Your goal
Return the lines from the one with "Output the web" through the one with "[0.01, 0.01, 0.01, 0.01, 0.01, 0.01, 0.01];", exactly as they appear and with no pictures.

Excerpted records

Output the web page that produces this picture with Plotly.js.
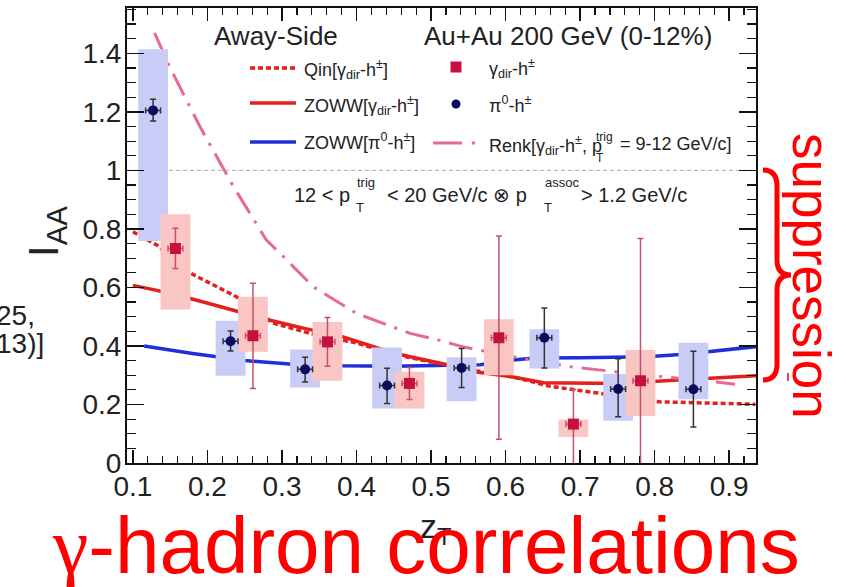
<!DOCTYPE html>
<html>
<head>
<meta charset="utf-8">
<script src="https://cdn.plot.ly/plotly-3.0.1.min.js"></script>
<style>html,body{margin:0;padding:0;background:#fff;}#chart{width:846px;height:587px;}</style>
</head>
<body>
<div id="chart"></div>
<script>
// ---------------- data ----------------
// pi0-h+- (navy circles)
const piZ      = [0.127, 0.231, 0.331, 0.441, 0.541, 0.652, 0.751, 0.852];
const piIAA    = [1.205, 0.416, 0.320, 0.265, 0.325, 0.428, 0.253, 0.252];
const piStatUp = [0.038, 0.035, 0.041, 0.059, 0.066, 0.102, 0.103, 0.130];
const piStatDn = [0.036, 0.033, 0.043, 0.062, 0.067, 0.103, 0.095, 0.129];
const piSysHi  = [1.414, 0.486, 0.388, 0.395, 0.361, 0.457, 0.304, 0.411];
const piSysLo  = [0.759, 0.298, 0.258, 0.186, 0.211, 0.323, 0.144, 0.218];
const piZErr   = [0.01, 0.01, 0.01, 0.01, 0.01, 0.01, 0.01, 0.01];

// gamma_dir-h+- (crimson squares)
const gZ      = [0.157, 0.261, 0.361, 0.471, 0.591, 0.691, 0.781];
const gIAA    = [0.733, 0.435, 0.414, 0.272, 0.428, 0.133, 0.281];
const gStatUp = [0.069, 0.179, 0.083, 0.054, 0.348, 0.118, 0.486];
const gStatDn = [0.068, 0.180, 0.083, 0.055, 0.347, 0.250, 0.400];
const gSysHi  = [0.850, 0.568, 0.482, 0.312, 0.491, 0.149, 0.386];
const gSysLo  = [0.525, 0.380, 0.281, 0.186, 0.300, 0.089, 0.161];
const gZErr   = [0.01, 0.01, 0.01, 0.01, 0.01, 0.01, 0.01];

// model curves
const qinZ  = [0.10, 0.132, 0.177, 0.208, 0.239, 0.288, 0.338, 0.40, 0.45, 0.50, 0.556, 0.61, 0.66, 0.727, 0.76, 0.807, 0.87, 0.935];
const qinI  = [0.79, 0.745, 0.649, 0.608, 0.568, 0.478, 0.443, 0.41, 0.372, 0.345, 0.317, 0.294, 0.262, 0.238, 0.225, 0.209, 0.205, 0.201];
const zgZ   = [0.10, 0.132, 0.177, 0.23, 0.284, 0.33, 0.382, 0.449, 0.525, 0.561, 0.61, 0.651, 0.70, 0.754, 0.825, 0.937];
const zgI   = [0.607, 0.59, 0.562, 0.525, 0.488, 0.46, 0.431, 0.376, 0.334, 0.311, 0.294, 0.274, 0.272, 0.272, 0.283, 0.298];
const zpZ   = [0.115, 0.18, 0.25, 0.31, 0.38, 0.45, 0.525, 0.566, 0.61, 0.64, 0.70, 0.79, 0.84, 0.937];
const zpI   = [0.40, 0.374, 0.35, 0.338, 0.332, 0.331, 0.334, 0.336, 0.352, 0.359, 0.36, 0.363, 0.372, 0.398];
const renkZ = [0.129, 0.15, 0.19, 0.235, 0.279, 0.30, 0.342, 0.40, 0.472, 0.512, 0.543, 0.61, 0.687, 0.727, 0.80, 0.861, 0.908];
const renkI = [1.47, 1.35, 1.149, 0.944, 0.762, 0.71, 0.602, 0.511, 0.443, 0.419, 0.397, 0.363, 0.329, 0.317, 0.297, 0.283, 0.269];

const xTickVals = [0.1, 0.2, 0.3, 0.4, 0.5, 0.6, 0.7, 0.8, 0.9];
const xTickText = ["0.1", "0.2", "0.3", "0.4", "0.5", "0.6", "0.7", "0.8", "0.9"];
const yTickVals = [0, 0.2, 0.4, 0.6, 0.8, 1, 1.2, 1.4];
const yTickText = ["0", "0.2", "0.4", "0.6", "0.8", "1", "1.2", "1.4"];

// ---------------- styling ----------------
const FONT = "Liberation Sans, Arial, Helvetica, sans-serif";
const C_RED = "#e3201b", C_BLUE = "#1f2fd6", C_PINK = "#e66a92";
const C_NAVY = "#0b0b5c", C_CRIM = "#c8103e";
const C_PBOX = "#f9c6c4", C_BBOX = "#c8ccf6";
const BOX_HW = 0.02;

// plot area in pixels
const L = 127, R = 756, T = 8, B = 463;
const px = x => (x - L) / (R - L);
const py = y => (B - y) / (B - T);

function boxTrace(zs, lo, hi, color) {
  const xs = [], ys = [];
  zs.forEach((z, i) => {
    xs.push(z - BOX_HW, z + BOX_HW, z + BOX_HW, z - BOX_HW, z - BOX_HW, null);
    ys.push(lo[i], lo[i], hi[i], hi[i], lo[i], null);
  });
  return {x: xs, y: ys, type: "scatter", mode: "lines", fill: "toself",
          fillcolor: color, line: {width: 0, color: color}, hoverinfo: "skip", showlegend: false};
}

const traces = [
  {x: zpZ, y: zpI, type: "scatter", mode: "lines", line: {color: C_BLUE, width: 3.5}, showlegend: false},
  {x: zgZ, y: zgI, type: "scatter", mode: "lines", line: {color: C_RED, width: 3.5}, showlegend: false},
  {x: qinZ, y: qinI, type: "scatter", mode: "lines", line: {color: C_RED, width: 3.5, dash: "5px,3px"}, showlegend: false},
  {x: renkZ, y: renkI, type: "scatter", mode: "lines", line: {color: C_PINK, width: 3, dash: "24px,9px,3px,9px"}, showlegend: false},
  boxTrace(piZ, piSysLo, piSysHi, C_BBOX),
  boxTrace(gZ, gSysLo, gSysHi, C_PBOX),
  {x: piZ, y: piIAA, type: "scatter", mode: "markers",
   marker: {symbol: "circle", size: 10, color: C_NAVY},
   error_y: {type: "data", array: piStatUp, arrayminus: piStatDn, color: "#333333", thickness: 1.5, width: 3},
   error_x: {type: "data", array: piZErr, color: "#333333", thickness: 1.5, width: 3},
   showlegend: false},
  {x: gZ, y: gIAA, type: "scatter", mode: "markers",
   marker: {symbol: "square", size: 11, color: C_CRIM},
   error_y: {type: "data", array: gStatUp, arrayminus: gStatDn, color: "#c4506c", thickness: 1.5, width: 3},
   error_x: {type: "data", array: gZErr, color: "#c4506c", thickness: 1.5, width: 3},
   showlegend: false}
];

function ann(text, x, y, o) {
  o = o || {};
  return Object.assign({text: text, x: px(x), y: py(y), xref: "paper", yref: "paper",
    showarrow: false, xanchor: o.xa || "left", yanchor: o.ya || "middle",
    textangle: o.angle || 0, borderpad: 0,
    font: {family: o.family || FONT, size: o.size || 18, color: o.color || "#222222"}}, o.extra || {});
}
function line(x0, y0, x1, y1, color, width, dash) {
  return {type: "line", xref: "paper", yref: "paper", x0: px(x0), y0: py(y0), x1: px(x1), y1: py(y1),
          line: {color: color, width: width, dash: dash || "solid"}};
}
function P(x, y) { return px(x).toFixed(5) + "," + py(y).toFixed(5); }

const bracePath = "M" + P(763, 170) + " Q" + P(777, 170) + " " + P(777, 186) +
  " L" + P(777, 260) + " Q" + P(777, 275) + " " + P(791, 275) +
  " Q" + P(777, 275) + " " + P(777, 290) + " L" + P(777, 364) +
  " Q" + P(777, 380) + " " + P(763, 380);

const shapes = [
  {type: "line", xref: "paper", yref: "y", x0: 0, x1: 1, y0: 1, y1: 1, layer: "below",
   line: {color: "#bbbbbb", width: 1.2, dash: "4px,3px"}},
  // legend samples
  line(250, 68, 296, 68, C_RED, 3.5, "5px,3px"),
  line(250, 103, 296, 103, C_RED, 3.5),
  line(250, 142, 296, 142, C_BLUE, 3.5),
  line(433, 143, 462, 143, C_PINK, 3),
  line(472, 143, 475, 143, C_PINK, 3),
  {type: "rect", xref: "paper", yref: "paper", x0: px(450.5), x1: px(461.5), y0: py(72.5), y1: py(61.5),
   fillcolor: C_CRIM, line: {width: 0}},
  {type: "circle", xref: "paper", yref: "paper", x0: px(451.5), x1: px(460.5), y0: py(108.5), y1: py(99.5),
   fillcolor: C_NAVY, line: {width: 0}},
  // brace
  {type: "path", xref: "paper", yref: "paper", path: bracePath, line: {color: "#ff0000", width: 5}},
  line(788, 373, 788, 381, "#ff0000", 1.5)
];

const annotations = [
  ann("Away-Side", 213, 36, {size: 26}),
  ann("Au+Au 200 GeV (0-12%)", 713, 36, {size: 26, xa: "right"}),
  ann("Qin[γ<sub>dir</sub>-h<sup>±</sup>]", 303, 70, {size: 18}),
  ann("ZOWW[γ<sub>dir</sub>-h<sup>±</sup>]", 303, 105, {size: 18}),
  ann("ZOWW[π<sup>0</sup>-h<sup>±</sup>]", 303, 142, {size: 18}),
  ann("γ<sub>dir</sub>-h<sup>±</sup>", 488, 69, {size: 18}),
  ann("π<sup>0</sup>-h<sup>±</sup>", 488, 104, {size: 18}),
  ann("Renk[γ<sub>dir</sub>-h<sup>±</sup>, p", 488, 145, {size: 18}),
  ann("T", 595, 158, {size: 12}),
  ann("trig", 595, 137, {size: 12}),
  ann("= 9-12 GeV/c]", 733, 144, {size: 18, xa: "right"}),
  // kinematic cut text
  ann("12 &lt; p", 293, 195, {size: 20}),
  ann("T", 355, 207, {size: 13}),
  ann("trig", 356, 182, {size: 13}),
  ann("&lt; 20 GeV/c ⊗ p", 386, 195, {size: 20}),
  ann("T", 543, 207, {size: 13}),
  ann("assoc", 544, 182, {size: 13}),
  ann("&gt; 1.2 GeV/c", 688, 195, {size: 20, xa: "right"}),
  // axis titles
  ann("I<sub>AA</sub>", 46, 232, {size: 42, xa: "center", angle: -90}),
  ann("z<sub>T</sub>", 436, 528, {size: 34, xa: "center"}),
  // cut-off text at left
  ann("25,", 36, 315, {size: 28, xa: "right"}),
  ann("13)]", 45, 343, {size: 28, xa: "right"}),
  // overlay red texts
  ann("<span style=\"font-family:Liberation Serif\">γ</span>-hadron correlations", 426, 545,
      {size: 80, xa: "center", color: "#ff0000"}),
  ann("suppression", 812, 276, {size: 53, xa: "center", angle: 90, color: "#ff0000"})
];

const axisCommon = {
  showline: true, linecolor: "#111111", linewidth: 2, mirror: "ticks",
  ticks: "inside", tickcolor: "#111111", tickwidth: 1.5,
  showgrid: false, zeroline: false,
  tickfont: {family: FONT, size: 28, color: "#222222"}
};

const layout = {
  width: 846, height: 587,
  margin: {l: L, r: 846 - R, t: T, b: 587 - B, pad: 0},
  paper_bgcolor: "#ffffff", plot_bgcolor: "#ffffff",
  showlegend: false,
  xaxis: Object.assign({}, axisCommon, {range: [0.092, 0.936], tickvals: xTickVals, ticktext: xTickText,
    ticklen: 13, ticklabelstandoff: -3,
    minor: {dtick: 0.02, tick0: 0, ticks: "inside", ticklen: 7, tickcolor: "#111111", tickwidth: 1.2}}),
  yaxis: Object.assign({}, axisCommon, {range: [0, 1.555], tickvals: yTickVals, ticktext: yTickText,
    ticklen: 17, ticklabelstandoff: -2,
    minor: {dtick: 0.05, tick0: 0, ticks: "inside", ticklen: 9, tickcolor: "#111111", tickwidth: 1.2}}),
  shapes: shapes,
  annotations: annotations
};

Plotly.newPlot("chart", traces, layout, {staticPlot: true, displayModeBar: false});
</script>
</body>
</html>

...

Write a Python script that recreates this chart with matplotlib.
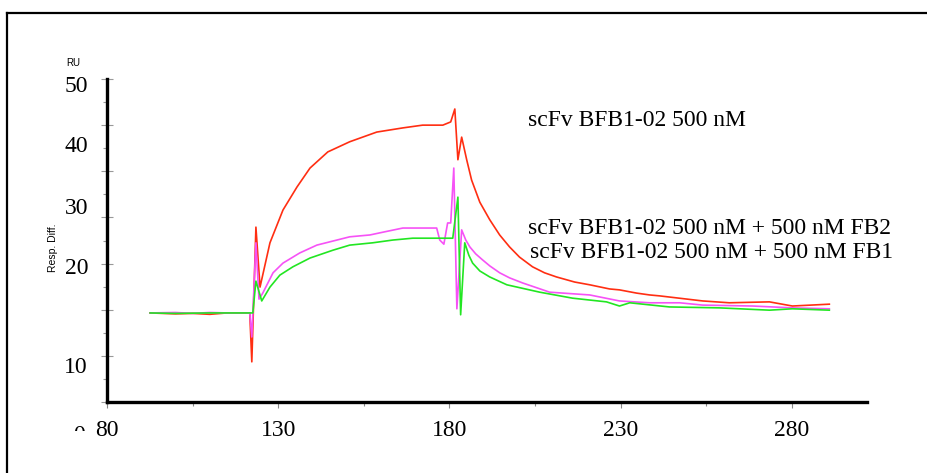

Output
Output the web page that produces this picture with Plotly.js.
<!DOCTYPE html>
<html>
<head>
<meta charset="utf-8">
<script src="https://cdn.plot.ly/plotly-3.0.1.min.js"></script>
<style>html,body{margin:0;padding:0;background:#fff;}#chart{width:846px;height:587px;}</style>
</head>
<body>
<div id="chart"></div>
<script>
// ---------------- data ----------------
// pi0-h+- (navy circles)
const piZ      = [0.127, 0.231, 0.331, 0.441, 0.541, 0.652, 0.751, 0.852];
const piIAA    = [1.205, 0.416, 0.320, 0.265, 0.325, 0.428, 0.253, 0.252];
const piStatUp = [0.038, 0.035, 0.041, 0.059, 0.066, 0.102, 0.103, 0.130];
const piStatDn = [0.036, 0.033, 0.043, 0.062, 0.067, 0.103, 0.095, 0.129];
const piSysHi  = [1.414, 0.486, 0.388, 0.395, 0.361, 0.457, 0.304, 0.411];
const piSysLo  = [0.759, 0.298, 0.258, 0.186, 0.211, 0.323, 0.144, 0.218];
const piZErr   = [0.01, 0.01, 0.01, 0.01, 0.01, 0.01, 0.01, 0.01];

// gamma_dir-h+- (crimson squares)
const gZ      = [0.157, 0.261, 0.361, 0.471, 0.591, 0.691, 0.781];
const gIAA    = [0.733, 0.435, 0.414, 0.272, 0.428, 0.133, 0.281];
const gStatUp = [0.069, 0.179, 0.083, 0.054, 0.348, 0.118, 0.486];
const gStatDn = [0.068, 0.180, 0.083, 0.055, 0.347, 0.250, 0.400];
const gSysHi  = [0.850, 0.568, 0.482, 0.312, 0.491, 0.149, 0.386];
const gSysLo  = [0.525, 0.380, 0.281, 0.186, 0.300, 0.089, 0.161];
const gZErr   = [0.01, 0.01, 0.01, 0.01, 0.01, 0.01, 0.01];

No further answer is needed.